A return to the big room there might be. But raising the question prompted quick and worthy comment from a couple of particularly well placed voices...

Asha Bhostle and Shujaat Khan
Asha Bhostle and Shujaat Khan at play
The first belonged to Greg Simmons. No stranger to Fast-and-Wide’s debates, he believes that if there is a live recording revival, ‘it will probably be led by versatile studios that are capable of doing all sorts of things, including live-to-multitrack and more complex recording projects.

Greg’s passion is live location recording and he’s a master at getting everything down in a single take. But being limited to what he can carry into the Himalayas often limits the ambition – if not the quality – of his recording. ‘Whatever the case, I am quite certain that the studios leading the way will have versatile recording spaces,’ he says. ‘That seems to be what is missing in most project studios.’

The second voice was that of Philip Newell, career studio designer and long-time champion of old school recording techniques and standards. While happy to see new studios offering large recording spaces and well-calibrated monitoring, he is fearful that the popularity of project rooms has come at the cost of the expertise required to handle live recordings with large numbers of mics – assuming the studio has the gear to support them.

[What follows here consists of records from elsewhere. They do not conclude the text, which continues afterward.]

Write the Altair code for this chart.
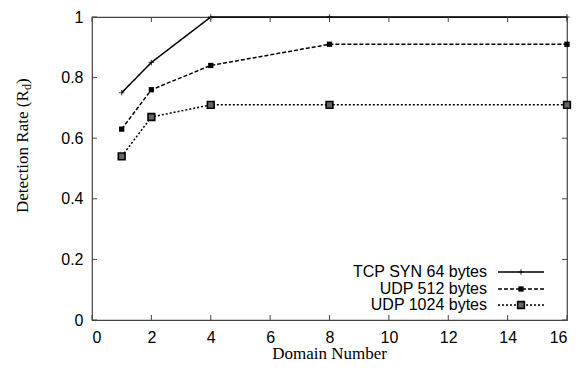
import altair as alt
import pandas as pd

# ---- data ----
domains = [1, 2, 4, 8, 16]
tcp_syn_64 = [0.75, 0.85, 1.0, 1.0, 1.0]
udp_512 = [0.63, 0.76, 0.84, 0.91, 0.91]
udp_1024 = [0.54, 0.67, 0.71, 0.71, 0.71]
series_names = ["TCP SYN 64 bytes", "UDP 512 bytes", "UDP 1024 bytes"]
x_ticks = [0, 2, 4, 6, 8, 10, 12, 14, 16]
y_ticks = [0, 0.2, 0.4, 0.6, 0.8, 1.0]
x_title = "Domain Number"

W, H = 475, 303
FRAME = "#444444"
SANS = "Liberation Sans"
SERIF = "Liberation Serif"

rows = []
for name, vals in zip(series_names, [tcp_syn_64, udp_512, udp_1024]):
    for d, v in zip(domains, vals):
        rows.append({"domain": d, "rate": v, "series": name})
df = pd.DataFrame(rows)

xs = alt.Scale(domain=[0, 16], nice=False, zero=False)
ys = alt.Scale(domain=[0, 1], nice=False)
dash_scale = alt.Scale(domain=series_names, range=[[1, 0], [4, 2], [2, 2]])

base = alt.Chart(df)

lines = base.mark_line(color="black", strokeWidth=1.5).encode(
    x=alt.X("domain:Q", scale=xs,
            axis=alt.Axis(values=x_ticks, format="d", ticks=False, domain=False, grid=False,
                          labelFont=SANS, labelFontSize=16, labelColor="black", labelPadding=9,
                          title=None)),
    y=alt.Y("rate:Q", scale=ys,
            axis=alt.Axis(values=y_ticks, format="~g", ticks=False, domain=False, grid=False,
                          labelFont=SANS, labelFontSize=16, labelColor="black", labelPadding=9,
                          title=None)),
    strokeDash=alt.StrokeDash("series:N", scale=dash_scale, legend=None),
)

plus_path = "M-1,0L1,0M0,-1L0,1"

pts_tcp = base.transform_filter(alt.datum.series == series_names[0]).mark_point(
    shape=plus_path, size=30, filled=False, stroke="black", strokeWidth=1.2
).encode(x=alt.X("domain:Q", scale=xs), y=alt.Y("rate:Q", scale=ys))

pts_512 = base.transform_filter(alt.datum.series == series_names[1]).mark_point(
    shape="square", size=28, filled=True, color="black", opacity=1
).encode(x=alt.X("domain:Q", scale=xs), y=alt.Y("rate:Q", scale=ys))

pts_1024 = base.transform_filter(alt.datum.series == series_names[2]).mark_point(
    shape="square", size=45, filled=True, fill="#666666", stroke="black", strokeWidth=1.6, opacity=1
).encode(x=alt.X("domain:Q", scale=xs), y=alt.Y("rate:Q", scale=ys))

# inward tick marks on all four sides
xt = alt.Chart(pd.DataFrame({"t": x_ticks}))
yt = alt.Chart(pd.DataFrame({"t": y_ticks}))
tick_style = dict(color=FRAME, strokeWidth=1)
ticks_bottom = xt.mark_rule(**tick_style).encode(x=alt.X("t:Q", scale=xs), y=alt.value(H), y2=alt.value(H - 5))
ticks_top = xt.mark_rule(**tick_style).encode(x=alt.X("t:Q", scale=xs), y=alt.value(0), y2=alt.value(5))
ticks_left = yt.mark_rule(**tick_style).encode(y=alt.Y("t:Q", scale=ys), x=alt.value(0), x2=alt.value(5))
ticks_right = yt.mark_rule(**tick_style).encode(y=alt.Y("t:Q", scale=ys), x=alt.value(W), x2=alt.value(W - 5))

# x-axis title
xtitle = alt.Chart(pd.DataFrame({"s": [x_title]})).mark_text(
    align="center", baseline="alphabetic", font=SERIF, fontSize=17, color="black"
).encode(text="s:N", x=alt.value(W / 2), y=alt.value(H + 39))

# y-axis title with subscript
ytitle_main = alt.Chart(pd.DataFrame({"s": ["Detection Rate (R"]})).mark_text(
    angle=270, align="left", baseline="middle", font=SERIF, fontSize=17, color="black"
).encode(text="s:N", x=alt.value(-69), y=alt.value(196))
ytitle_sub = alt.Chart(pd.DataFrame({"s": ["d"]})).mark_text(
    angle=270, align="left", baseline="middle", font=SERIF, fontSize=12, color="black"
).encode(text="s:N", x=alt.value(-65), y=alt.value(73))
ytitle_close = alt.Chart(pd.DataFrame({"s": [")"]})).mark_text(
    angle=270, align="left", baseline="middle", font=SERIF, fontSize=17, color="black"
).encode(text="s:N", x=alt.value(-69), y=alt.value(67))

# gnuplot-style legend (labels left of samples)
leg_y = [255, 272, 288]
leg_df = pd.DataFrame({"series": series_names, "ly": leg_y})
leg = alt.Chart(leg_df)
leg_text = leg.mark_text(align="right", baseline="middle", font=SANS, fontSize=16, color="black").encode(
    text="series:N", x=alt.value(395), y=alt.Y("ly:Q", scale=None))
leg_lines = leg.mark_rule(color="black", strokeWidth=1.5).encode(
    x=alt.value(406), x2=alt.value(452), y=alt.Y("ly:Q", scale=None),
    strokeDash=alt.StrokeDash("series:N", scale=dash_scale, legend=None))
leg_p1 = leg.transform_filter(alt.datum.series == series_names[0]).mark_point(
    shape=plus_path, size=30, filled=False, stroke="black", strokeWidth=1.2
).encode(x=alt.value(429), y=alt.Y("ly:Q", scale=None))
leg_p2 = leg.transform_filter(alt.datum.series == series_names[1]).mark_point(
    shape="square", size=28, filled=True, color="black", opacity=1
).encode(x=alt.value(429), y=alt.Y("ly:Q", scale=None))
leg_p3 = leg.transform_filter(alt.datum.series == series_names[2]).mark_point(
    shape="square", size=45, filled=True, fill="#666666", stroke="black", strokeWidth=1.6, opacity=1
).encode(x=alt.value(429), y=alt.Y("ly:Q", scale=None))

chart = alt.layer(
    lines, pts_tcp, pts_512, pts_1024,
    ticks_bottom, ticks_top, ticks_left, ticks_right,
    xtitle, ytitle_main, ytitle_sub, ytitle_close,
    leg_text, leg_lines, leg_p1, leg_p2, leg_p3,
).properties(
    width=W, height=H,
    autosize=alt.AutoSizeParams(type="none"),
    padding={"left": 84, "top": 9, "right": 6, "bottom": 45},
    background="white",
).configure_view(stroke=FRAME, strokeWidth=1.2)

chart.save("out.html", embed_options={"renderer": "svg", "actions": False})
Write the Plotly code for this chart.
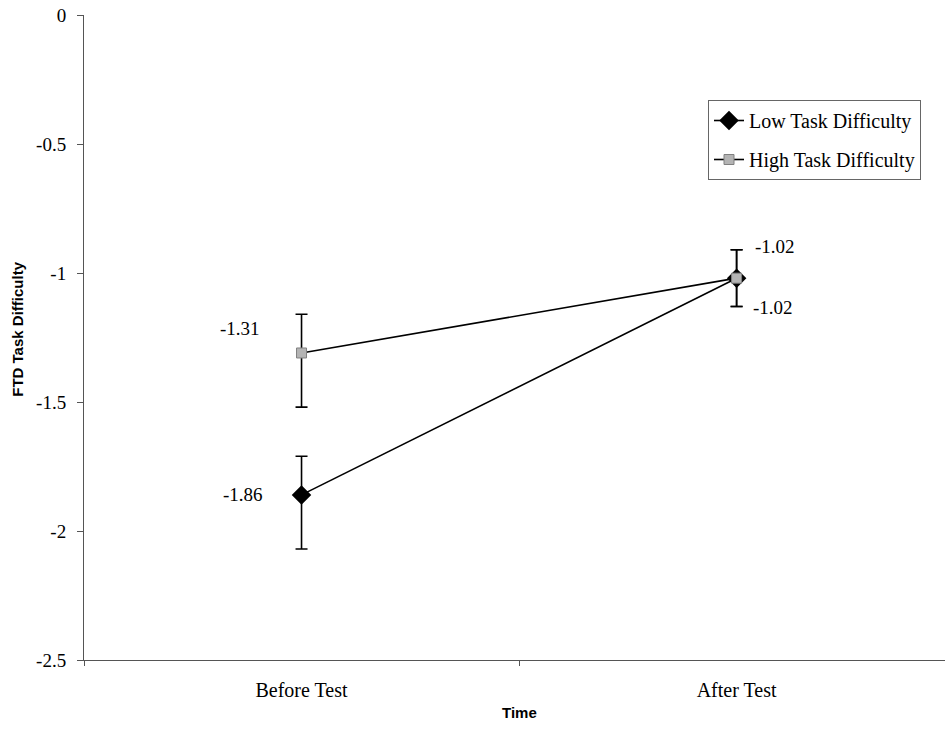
import plotly.graph_objects as go

# Mean FTD task difficulty before and after the test, by task difficulty group
times = ["Before Test", "After Test"]
low_mean = [-1.86, -1.02]
high_mean = [-1.31, -1.02]
low_err_plus = [0.15, 0.11]
low_err_minus = [0.21, 0.11]
high_err_plus = [0.15, 0.11]
high_err_minus = [0.21, 0.11]
series_names = ["Low Task Difficulty", "High Task Difficulty"]
y_ticks = [0, -0.5, -1, -1.5, -2, -2.5]

SERIF = "Liberation Serif, Times New Roman, serif"
SANS = "Liberation Sans, Arial, sans-serif"

fig = go.Figure()

fig.add_trace(go.Scatter(
    x=times, y=low_mean, name=series_names[0], mode="lines+markers",
    legendgroup="low",
    line=dict(color="black", width=1.6),
    marker=dict(symbol="diamond", size=15, color="black"),
    error_y=dict(type="data", symmetric=False, array=low_err_plus,
                 arrayminus=low_err_minus, color="black", thickness=1.6, width=6),
))
fig.add_trace(go.Scatter(
    x=times, y=high_mean, name=series_names[1], mode="lines+markers",
    legendgroup="high",
    line=dict(color="black", width=1.6),
    marker=dict(symbol="square", size=10, color="#b4b4b4",
                line=dict(color="#808080", width=1)),
    error_y=dict(type="data", symmetric=False, array=high_err_plus,
                 arrayminus=high_err_minus, color="black", thickness=1.6, width=6),
))

# Value labels next to each point
label_offsets_low = [(-59, 0), (36, -29)]
label_offsets_high = [(-62, 24), (38, 32)]
for vals, offs in ((low_mean, label_offsets_low), (high_mean, label_offsets_high)):
    for t, v, (dx, dy) in zip(times, vals, offs):
        fig.add_annotation(x=t, y=v, text=f"{v:.2f}", showarrow=False,
                           xshift=dx, yshift=dy,
                           font=dict(family=SERIF, size=19, color="black"))

# X axis title placed under the middle of the category axis
fig.add_annotation(x=0.5, xref="x", y=0, yref="paper", yshift=-52,
                   yanchor="middle", text="<b>Time</b>", showarrow=False,
                   font=dict(family=SANS, size=15, color="black"))

# Y axis title
fig.add_annotation(x=0, xref="paper", xshift=-66, xanchor="center",
                   y=0.512, yref="paper", yanchor="middle",
                   text="<b>FTD Task Difficulty</b>", textangle=-90,
                   showarrow=False,
                   font=dict(family=SANS, size=15, color="black"))

fig.update_layout(
    width=945, height=736,
    margin=dict(l=84, r=0, t=15, b=76),
    paper_bgcolor="white", plot_bgcolor="white",
    showlegend=True,
    legend=dict(x=(708 - 84) / 861, y=(660 - 100) / 645,
                xanchor="left", yanchor="top",
                bordercolor="#666666", borderwidth=1, bgcolor="white",
                font=dict(family=SERIF, size=20, color="black"),
                traceorder="grouped", tracegroupgap=10),
    xaxis=dict(type="category", range=[-0.5, 1.479],
               showline=True, linecolor="#555555", linewidth=1,
               ticks="outside", tickson="boundaries", ticklen=5, tickcolor="#555555",
               ticklabelstandoff=12,
               tickfont=dict(family=SERIF, size=20, color="black"),
               showgrid=False, zeroline=False),
    yaxis=dict(range=[-2.5, 0], tickvals=y_ticks,
               ticktext=[f"{v:g}" for v in y_ticks],
               showline=True, linecolor="#555555", linewidth=1,
               ticks="outside", ticklen=6, tickcolor="#555555",
               ticklabelstandoff=7,
               tickfont=dict(family=SERIF, size=19, color="black"),
               showgrid=False, zeroline=False),
)

fig.write_html("out.html")
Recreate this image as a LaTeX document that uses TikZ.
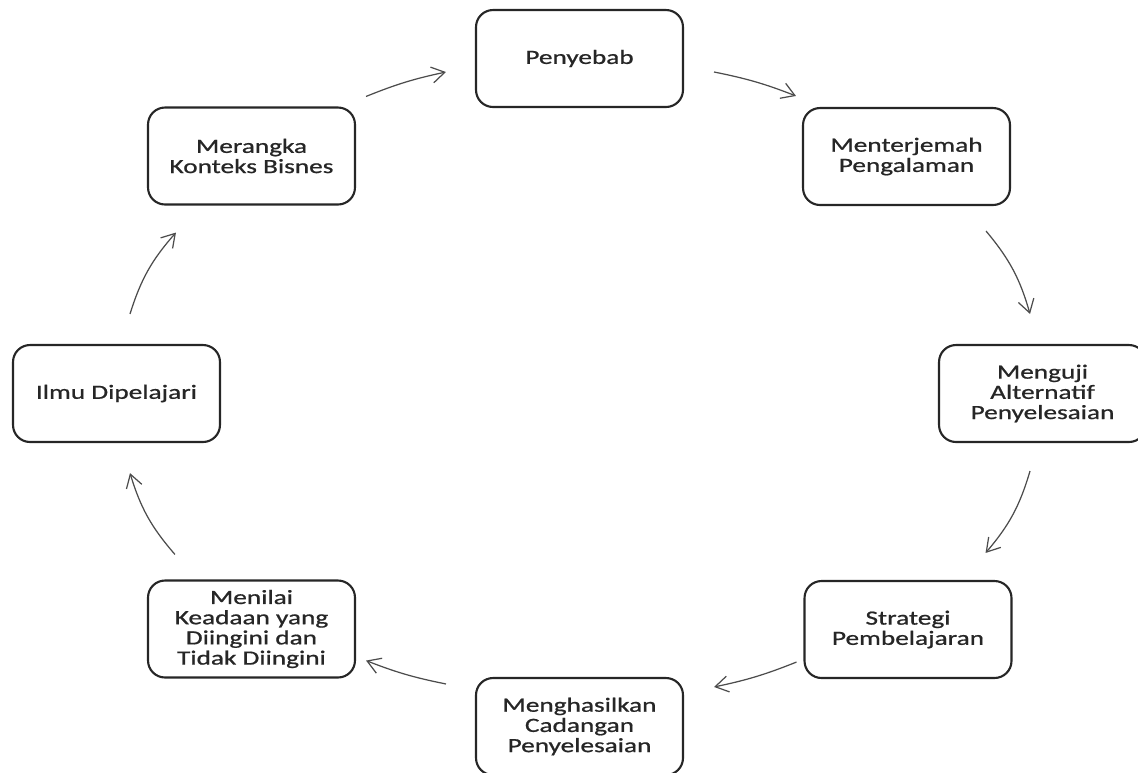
\documentclass[tikz,border=0pt]{standalone}
\usepackage{fontspec}
\setmainfont{Carlito}[FakeStretch=1.35, FakeBold=0.8]
\usepackage{tikz}
\usetikzlibrary{positioning, arrows.meta}
\tikzstyle{block} = [rectangle, draw=black!85, line width=1.2pt, fill=white,
    minimum width=4.14cm, minimum height=1.94cm, rounded corners=0.34cm,
    align=center, text=black!85, font=\fontsize{11.5pt}{11.5pt}\selectfont]
\tikzstyle{flow} = [draw=black!70, line width=0.7pt,
    -{Straight Barb[length=0.26cm, width=0.32cm]}]

\begin{document}
\begin{tikzpicture}[x=0.02cm, y=-0.02cm]
                \useasboundingbox (0,0) rectangle (1138,772);
                % Nodes
                \node [block] (penyebab) at (579.5,58.5) {Penyebab};
                \node [block] (menterjemah) at (906.5,156.5) {Menterjemah\\Pengalaman};
                \node [block] (menguji) at (1042.5,393.5) {Menguji\\Alternatif\\Penyelesaian};
                \node [block] (strategi) at (908,629.5) {Strategi\\Pembelajaran};
                \node [block] (menghasilkan) at (579.5,726.5) {Menghasilkan\\Cadangan\\Penyelesaian};
                \node [block] (menilai) at (251.5,629) {Menilai\\Keadaan yang\\Diingini dan\\Tidak Diingini};
                \node [block] (ilmu) at (116.5,393.5) {Ilmu Dipelajari};
                \node [block] (merangka) at (251.5,156) {Merangka\\Konteks Bisnes};

                % Connections
                \draw [flow] ([shift={(10,-10)}]merangka.north east) to[bend left=5] ([shift={(-29,13.5)}]penyebab.west);
                \draw [flow] ([shift={(30,13.5)}]penyebab.east) to[bend left=5] ([shift={(-6,-11)}]menterjemah.north west);
                \draw [flow] ([shift={(-25,25)}]menterjemah.south east) to[bend left=12] ([shift={(-12.5,-30)}]menguji.north);
                \draw [flow] ([shift={(-12.5,28)}]menguji.south) to[bend left=12] ([shift={(-27,-27)}]strategi.north east);
                \draw [flow] ([shift={(-7,-17)}]strategi.south west) to[bend left=5] ([shift={(30,10)}]menghasilkan.north east);
                \draw [flow] ([shift={(-29,7)}]menghasilkan.north west) to[bend left=5] ([shift={(10,-18)}]menilai.south east);
                \draw [flow] ([shift={(28,-25)}]menilai.north west) to[bend left=12] ([shift={(13.5,30)}]ilmu.south);
                \draw [flow] ([shift={(13.5,-30)}]ilmu.north) to[bend left=12] ([shift={(29,27)}]merangka.south west);

            \end{tikzpicture}
\end{document}
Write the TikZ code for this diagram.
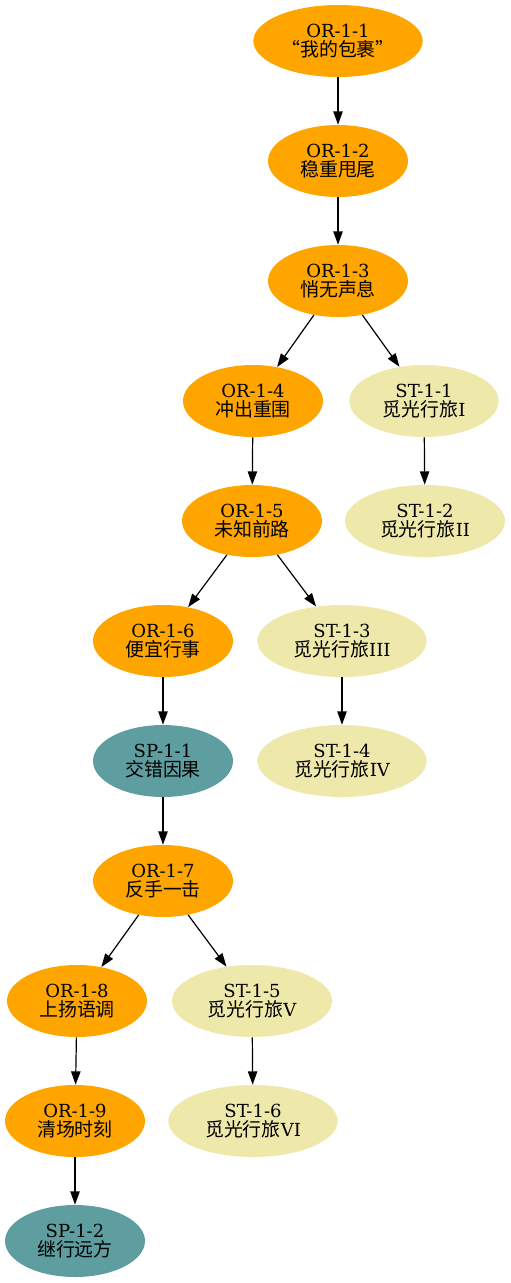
\documentclass[tikz,border=0pt]{standalone}
\usepackage{fontspec}
\setmainfont{DejaVu Serif}
\newfontfamily\cjk{Noto Sans CJK SC}
\usetikzlibrary{arrows.meta,shapes.geometric}
\definecolor{orColor}{HTML}{FFA500}
\definecolor{stColor}{HTML}{EEE8AA}
\definecolor{spColor}{HTML}{5F9EA0}
\newcommand{\lbl}[2]{#1\\{\cjk\fontsize{14.2}{14.5}\selectfont #2}}
\newcommand{\stlbl}[2]{ST-1-#1\\{\cjk\fontsize{14.2}{14.5}\selectfont 觅光行旅}#2}

\begin{document}
\begin{tikzpicture}[
x=0.75pt,y=-0.75pt,
box/.style={ellipse,inner sep=0pt,minimum height=54pt,align=center,
  font=\fontsize{13.5}{14.5}\selectfont},
orbox/.style={box,fill=orColor,minimum width=105pt},
stbox/.style={box,fill=stColor,minimum width=120pt},
spbox/.style={box,fill=spColor,minimum width=105pt},
link/.style={draw,line width=0.9pt,-{Triangle[length=10pt,width=7pt]}},
]
\useasboundingbox (0,0) rectangle (511,1283);
% main line
\node[orbox,minimum width=127pt] (or1) at (338,41) {\lbl{OR-1-1}{“我的包裹”}};
\node[orbox] (or2) at (338,161) {\lbl{OR-1-2}{稳重甩尾}};
\node[orbox] (or3) at (338,281) {\lbl{OR-1-3}{悄无声息}};
\node[orbox] (or4) at (253,401) {\lbl{OR-1-4}{冲出重围}};
\node[orbox] (or5) at (252,521) {\lbl{OR-1-5}{未知前路}};
\node[orbox] (or6) at (163,641) {\lbl{OR-1-6}{便宜行事}};
\node[spbox] (sp1) at (163,761) {\lbl{SP-1-1}{交错因果}};
\node[orbox] (or7) at (163,881) {\lbl{OR-1-7}{反手一击}};
\node[orbox] (or8) at (77,1001) {\lbl{OR-1-8}{上扬语调}};
\node[orbox] (or9) at (75,1121) {\lbl{OR-1-9}{清场时刻}};
\node[spbox] (sp2) at (75,1241) {\lbl{SP-1-2}{继行远方}};
% side quests
\node[stbox,minimum width=112pt] (st1) at (424,401) {\stlbl{1}{I}};
\node[stbox] (st2) at (425,521) {\stlbl{2}{II}};
\node[stbox,minimum width=127pt] (st3) at (342,641) {\stlbl{3}{III}};
\node[stbox,minimum width=127pt] (st4) at (342,761) {\stlbl{4}{IV}};
\node[stbox] (st5) at (252,1001) {\stlbl{5}{V}};
\node[stbox,minimum width=127pt] (st6) at (253,1121) {\stlbl{6}{VI}};
\path[link]
  (or1) edge (or2) (or2) edge (or3)
  (or3) edge (or4) (or3) edge (st1) (st1) edge (st2)
  (or4) edge (or5)
  (or5) edge (or6) (or5) edge (st3) (st3) edge (st4)
  (or6) edge (sp1) (sp1) edge (or7)
  (or7) edge (or8) (or7) edge (st5) (st5) edge (st6)
  (or8) edge (or9) (or9) edge (sp2);
\end{tikzpicture}
\end{document}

‘A lot of studios force bands to record in a way that the studio can accommodate, rather than allowing a band to record in the way they have written and rehearsed their songs,’ Newell argues. ‘It’s not what musicians want.’

He’s absolutely right.

Wide ranging

For a start, the cost of high-quality mic preamps and AD converters means that a studio may build up a collection of different preamps to partner its mics, each with their own distinct character. This is fine if they are used specifically for these qualities, or when multitrack overdubbing allows the same mic-preamp-coverter combinations to be used repeatedly (giving an especially close match between tracks). But it doesn’t pan out so well if the preamps on drum overheads or a three-mic piano set-up are of different breeds, no matter how good they may be. And a string ensemble?

Drums
Recrording drums - eight mics and counting...
Similarly, limited numbers of AD converters (typically blocks of eight, in line with working with a DAW) mean that only eight tracks can be recorded in a single pass. Fine for overdubbing but not so good when the drum kit demands the lot…

With all the gear in place, a good-sounding live room is essential if musicians are going to feel comfortable enough to give their best performance – a point well made by Phil Newell: ‘I’ve completed a number of larger studios in Spain, and the guys can’t believe their luck when they can all play together. They have become so used to having to lay time code and then building up a recording by overdubbing. That’s fine for some music but the interplay between the musicians disappears.’

This, of course, makes the ultimate demand on the recording engineer. The luxury of concentrating on one element of a session at a time is gone – everything has to be set up and put to tape together. Everything from the drum mics to the level on the lead vocal (unless we are going to entertain a limited amout of overdubbing) has to be under control.

This is a world away from the average project studio, where recordings are ‘constructed’ rather than ‘captured’, and the skills involved are a world away from a live session.

Not that the result should be perfect – we can readily accept performance mistakes and small failings in a recording as part of the ‘performance’. Classic albums from all genres of music are loved warts ’n’ all. Sometimes the warts help make them great.

I’d wager Greg is absolutely right about the new place big-room studios have in commercial recording. And I’d wager the money and minds behind them have this sussed too. But what about Phil? Are today’s big rooms equipped to handle live recording? Have we been away from old school recording long enough to be facing a period of re-learning? (If we are, the internet is not the place to go…)

So, if we are serious about this – and we had better be – then we need to insure our faith in old school recording with old school experience and advice. Listen well.